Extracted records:

○ ○ ○

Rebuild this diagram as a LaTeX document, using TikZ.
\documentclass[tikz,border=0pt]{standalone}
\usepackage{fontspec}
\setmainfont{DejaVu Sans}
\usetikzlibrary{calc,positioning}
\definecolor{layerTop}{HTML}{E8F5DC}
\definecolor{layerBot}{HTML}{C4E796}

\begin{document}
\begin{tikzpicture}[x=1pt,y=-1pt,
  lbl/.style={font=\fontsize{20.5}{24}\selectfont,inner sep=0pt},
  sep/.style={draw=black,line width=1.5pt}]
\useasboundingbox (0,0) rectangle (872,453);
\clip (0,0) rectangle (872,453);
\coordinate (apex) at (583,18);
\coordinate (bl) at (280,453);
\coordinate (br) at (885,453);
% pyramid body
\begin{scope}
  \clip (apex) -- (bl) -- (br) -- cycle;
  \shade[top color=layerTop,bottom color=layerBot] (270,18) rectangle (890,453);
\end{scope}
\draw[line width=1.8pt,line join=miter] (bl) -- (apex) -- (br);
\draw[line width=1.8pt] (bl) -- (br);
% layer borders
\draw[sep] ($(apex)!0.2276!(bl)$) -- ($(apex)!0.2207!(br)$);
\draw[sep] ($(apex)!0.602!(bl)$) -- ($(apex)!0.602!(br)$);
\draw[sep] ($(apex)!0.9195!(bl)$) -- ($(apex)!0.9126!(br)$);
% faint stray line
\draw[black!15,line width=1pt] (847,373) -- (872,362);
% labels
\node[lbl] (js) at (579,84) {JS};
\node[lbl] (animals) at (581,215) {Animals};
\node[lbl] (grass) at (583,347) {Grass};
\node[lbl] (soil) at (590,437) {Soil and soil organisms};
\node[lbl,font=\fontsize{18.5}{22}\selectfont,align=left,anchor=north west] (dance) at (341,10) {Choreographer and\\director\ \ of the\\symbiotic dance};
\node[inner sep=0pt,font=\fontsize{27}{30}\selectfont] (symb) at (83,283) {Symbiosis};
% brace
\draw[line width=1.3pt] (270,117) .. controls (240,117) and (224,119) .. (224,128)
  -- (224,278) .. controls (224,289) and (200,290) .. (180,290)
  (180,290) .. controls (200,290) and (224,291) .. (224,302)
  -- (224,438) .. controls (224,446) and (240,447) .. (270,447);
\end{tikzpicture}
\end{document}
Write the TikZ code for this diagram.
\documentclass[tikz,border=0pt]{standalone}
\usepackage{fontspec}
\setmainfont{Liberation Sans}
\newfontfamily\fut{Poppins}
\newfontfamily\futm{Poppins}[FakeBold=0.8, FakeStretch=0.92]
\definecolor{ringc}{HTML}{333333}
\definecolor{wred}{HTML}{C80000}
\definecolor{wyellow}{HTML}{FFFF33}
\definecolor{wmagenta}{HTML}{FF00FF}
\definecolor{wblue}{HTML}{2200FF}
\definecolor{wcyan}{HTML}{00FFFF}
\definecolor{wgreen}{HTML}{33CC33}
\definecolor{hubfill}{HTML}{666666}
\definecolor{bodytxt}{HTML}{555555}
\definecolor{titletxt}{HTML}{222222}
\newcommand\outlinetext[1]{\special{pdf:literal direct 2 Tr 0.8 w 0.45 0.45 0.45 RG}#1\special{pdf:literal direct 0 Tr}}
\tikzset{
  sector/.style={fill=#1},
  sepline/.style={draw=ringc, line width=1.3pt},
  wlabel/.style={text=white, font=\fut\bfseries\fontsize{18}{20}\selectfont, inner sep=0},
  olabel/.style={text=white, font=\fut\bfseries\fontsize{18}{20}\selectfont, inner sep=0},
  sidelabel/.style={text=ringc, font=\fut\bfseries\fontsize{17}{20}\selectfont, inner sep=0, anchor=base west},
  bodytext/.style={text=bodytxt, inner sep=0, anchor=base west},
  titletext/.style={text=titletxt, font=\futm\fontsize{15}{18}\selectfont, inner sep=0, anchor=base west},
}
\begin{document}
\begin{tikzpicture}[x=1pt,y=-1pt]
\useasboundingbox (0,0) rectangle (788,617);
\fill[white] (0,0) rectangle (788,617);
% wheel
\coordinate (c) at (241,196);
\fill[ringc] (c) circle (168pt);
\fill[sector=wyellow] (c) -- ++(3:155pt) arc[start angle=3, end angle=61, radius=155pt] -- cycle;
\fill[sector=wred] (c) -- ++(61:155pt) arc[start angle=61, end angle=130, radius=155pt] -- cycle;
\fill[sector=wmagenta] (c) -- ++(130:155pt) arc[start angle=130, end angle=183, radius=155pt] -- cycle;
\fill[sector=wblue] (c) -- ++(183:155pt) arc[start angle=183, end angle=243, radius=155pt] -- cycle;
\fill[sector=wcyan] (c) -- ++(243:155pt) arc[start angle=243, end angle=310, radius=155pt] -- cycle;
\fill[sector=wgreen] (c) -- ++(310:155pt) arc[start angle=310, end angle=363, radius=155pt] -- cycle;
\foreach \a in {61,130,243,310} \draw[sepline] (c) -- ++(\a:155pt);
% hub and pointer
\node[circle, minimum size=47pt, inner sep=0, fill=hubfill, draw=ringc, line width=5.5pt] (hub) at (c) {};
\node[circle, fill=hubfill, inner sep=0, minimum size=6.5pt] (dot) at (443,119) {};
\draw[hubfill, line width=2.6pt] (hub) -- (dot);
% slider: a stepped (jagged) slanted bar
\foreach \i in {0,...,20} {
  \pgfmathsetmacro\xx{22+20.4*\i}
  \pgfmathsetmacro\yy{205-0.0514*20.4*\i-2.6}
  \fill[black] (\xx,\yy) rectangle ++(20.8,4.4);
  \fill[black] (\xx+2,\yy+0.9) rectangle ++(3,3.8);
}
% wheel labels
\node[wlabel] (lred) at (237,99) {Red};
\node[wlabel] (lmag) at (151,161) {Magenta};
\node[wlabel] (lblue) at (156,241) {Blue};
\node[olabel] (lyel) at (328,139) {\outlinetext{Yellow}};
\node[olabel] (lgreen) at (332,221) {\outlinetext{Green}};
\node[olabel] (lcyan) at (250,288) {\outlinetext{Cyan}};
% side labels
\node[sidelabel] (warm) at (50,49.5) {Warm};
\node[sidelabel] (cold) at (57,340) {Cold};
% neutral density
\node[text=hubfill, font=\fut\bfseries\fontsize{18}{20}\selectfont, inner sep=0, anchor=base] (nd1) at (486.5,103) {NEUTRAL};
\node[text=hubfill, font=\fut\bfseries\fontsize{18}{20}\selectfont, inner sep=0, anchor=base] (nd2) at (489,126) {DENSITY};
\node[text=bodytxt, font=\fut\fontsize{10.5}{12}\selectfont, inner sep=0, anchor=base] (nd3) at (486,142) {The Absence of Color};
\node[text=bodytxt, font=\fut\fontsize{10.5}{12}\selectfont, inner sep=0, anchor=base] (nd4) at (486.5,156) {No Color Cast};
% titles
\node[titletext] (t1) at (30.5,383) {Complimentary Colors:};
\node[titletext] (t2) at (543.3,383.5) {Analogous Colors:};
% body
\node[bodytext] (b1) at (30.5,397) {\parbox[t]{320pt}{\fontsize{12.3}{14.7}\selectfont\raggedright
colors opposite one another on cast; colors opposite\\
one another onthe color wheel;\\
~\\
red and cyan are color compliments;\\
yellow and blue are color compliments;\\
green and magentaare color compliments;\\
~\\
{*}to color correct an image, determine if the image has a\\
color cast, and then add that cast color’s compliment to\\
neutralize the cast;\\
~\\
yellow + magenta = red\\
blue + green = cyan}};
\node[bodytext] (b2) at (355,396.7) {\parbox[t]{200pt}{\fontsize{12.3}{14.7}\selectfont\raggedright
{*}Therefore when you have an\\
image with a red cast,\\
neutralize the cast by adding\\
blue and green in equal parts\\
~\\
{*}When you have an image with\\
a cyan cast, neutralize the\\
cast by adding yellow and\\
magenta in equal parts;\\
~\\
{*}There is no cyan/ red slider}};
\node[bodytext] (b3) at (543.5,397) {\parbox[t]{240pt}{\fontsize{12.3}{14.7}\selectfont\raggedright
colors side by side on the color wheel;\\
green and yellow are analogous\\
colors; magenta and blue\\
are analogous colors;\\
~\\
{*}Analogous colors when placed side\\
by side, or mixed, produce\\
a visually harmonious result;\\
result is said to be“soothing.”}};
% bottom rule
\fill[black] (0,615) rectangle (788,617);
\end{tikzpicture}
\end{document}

○ ○ ○

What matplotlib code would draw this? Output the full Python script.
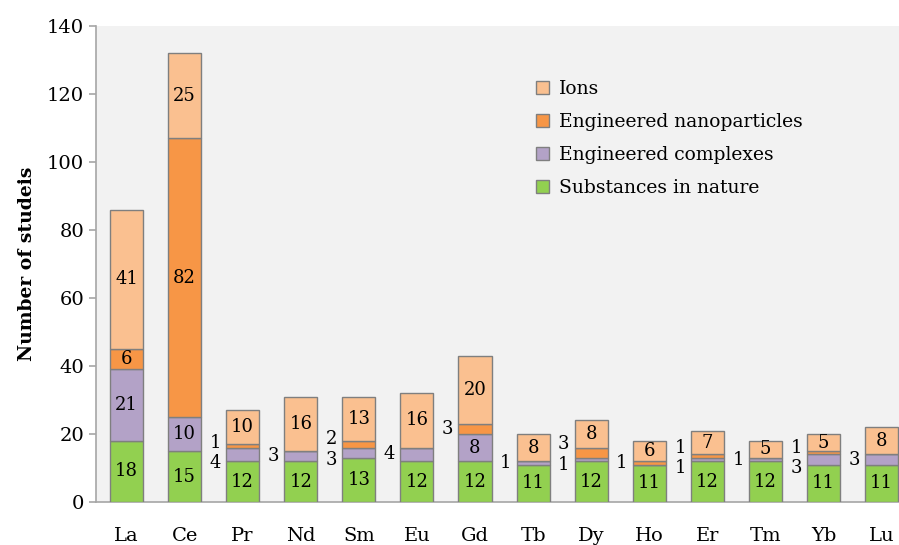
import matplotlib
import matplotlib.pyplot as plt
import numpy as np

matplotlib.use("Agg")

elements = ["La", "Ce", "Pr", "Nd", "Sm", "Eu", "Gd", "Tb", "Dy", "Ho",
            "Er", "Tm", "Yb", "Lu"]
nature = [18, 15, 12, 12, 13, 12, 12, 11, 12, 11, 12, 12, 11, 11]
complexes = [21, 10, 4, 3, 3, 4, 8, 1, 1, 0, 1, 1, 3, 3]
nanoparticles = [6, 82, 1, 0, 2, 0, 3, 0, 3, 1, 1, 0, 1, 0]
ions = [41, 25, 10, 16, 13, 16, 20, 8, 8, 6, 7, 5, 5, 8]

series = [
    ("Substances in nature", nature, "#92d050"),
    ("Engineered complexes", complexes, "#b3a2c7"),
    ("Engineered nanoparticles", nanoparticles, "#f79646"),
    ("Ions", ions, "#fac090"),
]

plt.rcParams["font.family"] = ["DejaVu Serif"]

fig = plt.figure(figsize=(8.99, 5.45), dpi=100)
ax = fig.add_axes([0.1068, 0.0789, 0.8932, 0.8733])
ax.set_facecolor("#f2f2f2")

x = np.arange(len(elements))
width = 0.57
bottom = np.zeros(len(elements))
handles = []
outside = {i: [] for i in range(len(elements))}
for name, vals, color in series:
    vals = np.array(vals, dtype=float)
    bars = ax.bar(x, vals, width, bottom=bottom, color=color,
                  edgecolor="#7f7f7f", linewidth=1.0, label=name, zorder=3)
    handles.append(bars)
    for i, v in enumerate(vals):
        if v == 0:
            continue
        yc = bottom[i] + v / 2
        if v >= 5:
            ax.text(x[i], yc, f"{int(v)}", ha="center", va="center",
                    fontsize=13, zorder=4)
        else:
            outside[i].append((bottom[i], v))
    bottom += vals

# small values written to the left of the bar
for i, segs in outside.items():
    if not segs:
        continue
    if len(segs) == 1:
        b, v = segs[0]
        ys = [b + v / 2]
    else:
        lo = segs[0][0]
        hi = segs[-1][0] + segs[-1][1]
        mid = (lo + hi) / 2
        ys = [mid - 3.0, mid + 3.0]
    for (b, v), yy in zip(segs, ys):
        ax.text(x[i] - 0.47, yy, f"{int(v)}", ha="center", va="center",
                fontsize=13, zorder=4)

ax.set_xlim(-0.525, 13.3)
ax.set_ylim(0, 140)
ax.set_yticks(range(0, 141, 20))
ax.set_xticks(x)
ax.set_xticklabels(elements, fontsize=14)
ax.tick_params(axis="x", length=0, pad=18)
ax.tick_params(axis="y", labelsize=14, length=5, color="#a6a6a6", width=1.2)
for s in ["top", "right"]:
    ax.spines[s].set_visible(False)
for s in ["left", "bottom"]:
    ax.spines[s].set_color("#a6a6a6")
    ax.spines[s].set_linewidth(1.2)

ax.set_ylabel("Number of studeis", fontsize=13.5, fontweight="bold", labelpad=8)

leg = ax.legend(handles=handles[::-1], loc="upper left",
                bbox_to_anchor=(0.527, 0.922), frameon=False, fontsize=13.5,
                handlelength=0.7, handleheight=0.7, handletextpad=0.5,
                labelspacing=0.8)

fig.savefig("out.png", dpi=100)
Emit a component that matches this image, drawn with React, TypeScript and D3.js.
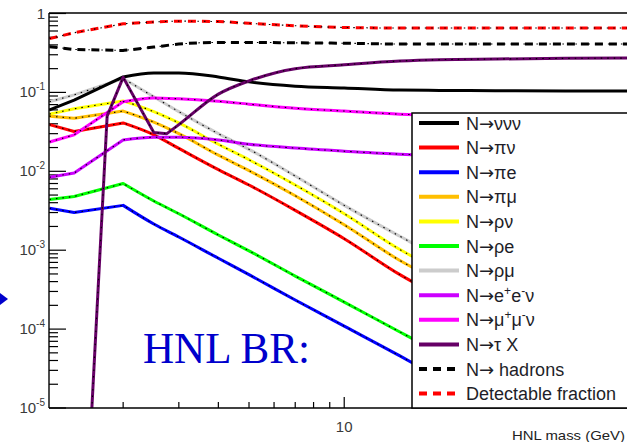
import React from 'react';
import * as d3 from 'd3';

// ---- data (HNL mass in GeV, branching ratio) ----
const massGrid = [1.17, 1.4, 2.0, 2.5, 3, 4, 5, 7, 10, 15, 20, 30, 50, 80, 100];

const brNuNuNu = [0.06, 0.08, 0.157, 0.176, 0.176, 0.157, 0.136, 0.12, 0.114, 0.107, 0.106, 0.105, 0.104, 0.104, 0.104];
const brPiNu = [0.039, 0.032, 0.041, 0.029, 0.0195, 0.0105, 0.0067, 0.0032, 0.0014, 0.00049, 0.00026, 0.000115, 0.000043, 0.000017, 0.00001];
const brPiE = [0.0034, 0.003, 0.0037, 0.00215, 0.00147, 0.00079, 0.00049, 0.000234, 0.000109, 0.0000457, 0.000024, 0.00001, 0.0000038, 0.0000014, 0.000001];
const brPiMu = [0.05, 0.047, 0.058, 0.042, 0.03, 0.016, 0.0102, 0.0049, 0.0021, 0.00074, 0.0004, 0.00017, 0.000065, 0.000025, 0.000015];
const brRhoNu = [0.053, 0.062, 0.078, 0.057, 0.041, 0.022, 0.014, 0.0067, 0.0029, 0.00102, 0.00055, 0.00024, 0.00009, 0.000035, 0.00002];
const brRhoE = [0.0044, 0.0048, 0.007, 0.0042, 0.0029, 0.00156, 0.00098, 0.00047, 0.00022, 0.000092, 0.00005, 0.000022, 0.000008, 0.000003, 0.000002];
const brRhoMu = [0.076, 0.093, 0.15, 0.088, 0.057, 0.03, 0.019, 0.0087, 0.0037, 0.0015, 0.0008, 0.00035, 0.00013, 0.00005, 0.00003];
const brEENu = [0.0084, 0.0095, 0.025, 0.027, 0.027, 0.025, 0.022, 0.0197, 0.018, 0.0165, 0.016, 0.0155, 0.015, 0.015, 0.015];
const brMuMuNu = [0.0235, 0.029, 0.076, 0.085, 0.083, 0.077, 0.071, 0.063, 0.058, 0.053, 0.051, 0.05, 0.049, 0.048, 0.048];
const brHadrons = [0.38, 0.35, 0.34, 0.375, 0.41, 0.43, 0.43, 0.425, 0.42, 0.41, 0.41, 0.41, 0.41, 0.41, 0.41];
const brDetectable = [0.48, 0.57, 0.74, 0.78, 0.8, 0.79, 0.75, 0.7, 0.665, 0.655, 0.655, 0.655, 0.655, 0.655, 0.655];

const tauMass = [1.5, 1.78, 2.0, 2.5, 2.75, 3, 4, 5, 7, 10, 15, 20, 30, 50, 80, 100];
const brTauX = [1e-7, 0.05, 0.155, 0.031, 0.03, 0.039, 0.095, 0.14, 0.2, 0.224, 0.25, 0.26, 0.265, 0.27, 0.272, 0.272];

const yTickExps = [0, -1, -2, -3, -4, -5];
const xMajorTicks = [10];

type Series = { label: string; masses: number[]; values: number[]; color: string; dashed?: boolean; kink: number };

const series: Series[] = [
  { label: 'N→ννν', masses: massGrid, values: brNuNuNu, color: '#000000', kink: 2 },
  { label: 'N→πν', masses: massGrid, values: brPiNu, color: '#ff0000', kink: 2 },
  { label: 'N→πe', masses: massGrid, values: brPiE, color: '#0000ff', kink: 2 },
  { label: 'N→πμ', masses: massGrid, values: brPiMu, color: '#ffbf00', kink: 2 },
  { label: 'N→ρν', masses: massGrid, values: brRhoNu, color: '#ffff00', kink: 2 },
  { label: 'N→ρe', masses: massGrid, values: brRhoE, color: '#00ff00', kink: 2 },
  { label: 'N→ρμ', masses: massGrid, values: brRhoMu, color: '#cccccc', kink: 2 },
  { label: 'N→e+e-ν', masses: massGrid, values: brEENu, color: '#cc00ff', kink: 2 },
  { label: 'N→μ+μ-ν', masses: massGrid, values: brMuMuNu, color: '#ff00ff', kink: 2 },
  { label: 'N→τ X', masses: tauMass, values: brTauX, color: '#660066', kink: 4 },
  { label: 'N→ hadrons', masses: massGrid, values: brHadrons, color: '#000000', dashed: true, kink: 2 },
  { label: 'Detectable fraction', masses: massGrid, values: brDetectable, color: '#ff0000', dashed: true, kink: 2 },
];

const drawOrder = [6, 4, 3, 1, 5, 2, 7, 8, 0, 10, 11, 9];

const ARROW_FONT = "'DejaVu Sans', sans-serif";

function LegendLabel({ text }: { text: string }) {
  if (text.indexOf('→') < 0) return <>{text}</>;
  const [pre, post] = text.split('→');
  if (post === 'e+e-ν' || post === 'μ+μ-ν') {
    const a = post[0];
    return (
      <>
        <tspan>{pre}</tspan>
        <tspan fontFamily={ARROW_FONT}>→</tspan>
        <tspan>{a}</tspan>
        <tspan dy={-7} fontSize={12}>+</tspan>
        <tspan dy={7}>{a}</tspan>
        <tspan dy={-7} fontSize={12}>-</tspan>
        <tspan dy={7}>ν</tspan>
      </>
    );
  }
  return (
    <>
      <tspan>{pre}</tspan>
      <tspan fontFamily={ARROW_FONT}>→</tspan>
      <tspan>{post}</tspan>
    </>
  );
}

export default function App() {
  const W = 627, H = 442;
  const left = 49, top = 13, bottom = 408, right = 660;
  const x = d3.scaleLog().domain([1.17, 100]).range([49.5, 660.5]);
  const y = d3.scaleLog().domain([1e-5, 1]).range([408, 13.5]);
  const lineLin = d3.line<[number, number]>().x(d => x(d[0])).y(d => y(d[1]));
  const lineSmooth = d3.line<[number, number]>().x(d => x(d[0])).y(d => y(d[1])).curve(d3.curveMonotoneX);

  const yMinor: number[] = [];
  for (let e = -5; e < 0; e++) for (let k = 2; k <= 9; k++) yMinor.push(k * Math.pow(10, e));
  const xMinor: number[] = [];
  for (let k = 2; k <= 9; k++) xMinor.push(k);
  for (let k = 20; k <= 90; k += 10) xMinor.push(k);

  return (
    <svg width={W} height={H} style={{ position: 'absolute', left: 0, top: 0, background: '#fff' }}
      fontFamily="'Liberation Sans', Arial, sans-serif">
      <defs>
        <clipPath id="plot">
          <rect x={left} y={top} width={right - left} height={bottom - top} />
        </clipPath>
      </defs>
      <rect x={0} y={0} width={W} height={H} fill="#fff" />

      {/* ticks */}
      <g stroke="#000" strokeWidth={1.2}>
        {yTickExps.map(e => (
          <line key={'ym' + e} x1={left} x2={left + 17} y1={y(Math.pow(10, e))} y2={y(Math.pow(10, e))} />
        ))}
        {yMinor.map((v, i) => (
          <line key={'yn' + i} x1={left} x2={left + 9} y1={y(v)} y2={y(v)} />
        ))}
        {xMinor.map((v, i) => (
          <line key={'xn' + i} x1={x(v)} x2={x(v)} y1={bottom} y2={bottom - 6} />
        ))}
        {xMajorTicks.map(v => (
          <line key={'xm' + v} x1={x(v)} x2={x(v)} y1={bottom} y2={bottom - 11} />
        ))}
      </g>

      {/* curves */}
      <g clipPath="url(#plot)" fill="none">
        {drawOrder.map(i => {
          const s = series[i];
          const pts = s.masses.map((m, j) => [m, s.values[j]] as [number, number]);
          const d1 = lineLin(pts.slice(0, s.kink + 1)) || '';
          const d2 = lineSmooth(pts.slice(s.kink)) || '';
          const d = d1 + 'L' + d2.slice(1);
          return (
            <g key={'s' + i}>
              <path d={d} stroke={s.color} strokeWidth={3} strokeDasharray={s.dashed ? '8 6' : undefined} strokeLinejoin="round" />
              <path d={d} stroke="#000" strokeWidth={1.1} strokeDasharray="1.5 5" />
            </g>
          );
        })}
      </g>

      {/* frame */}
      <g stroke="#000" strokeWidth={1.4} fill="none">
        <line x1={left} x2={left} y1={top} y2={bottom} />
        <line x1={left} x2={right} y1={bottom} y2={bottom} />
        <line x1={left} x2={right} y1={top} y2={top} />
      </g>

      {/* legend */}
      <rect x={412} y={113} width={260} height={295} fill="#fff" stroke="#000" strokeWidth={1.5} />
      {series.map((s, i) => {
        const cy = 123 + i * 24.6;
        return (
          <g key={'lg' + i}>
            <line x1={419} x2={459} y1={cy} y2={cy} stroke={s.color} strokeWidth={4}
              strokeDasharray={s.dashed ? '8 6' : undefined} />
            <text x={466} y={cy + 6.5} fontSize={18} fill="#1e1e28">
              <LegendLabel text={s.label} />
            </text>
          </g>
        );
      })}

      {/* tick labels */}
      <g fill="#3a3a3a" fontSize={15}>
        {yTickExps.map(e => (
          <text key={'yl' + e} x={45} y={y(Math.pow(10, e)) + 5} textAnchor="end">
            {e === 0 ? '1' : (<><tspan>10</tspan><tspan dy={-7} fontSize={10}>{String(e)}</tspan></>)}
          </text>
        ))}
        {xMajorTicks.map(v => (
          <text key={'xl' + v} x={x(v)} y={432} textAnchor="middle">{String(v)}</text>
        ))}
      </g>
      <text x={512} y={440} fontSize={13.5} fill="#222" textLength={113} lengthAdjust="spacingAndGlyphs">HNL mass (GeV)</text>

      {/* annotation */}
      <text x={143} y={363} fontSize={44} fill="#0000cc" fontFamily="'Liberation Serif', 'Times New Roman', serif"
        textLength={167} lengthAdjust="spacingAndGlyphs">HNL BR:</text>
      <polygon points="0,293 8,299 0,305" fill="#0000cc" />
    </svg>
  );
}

○ ○ ○

### REQUEST:
Go through the listing above and locate each line that holds the word "diagram". Copy those lines.

### ANSWER:
Rebuild this diagram as a LaTeX document, using TikZ.
Write the TikZ code for this diagram.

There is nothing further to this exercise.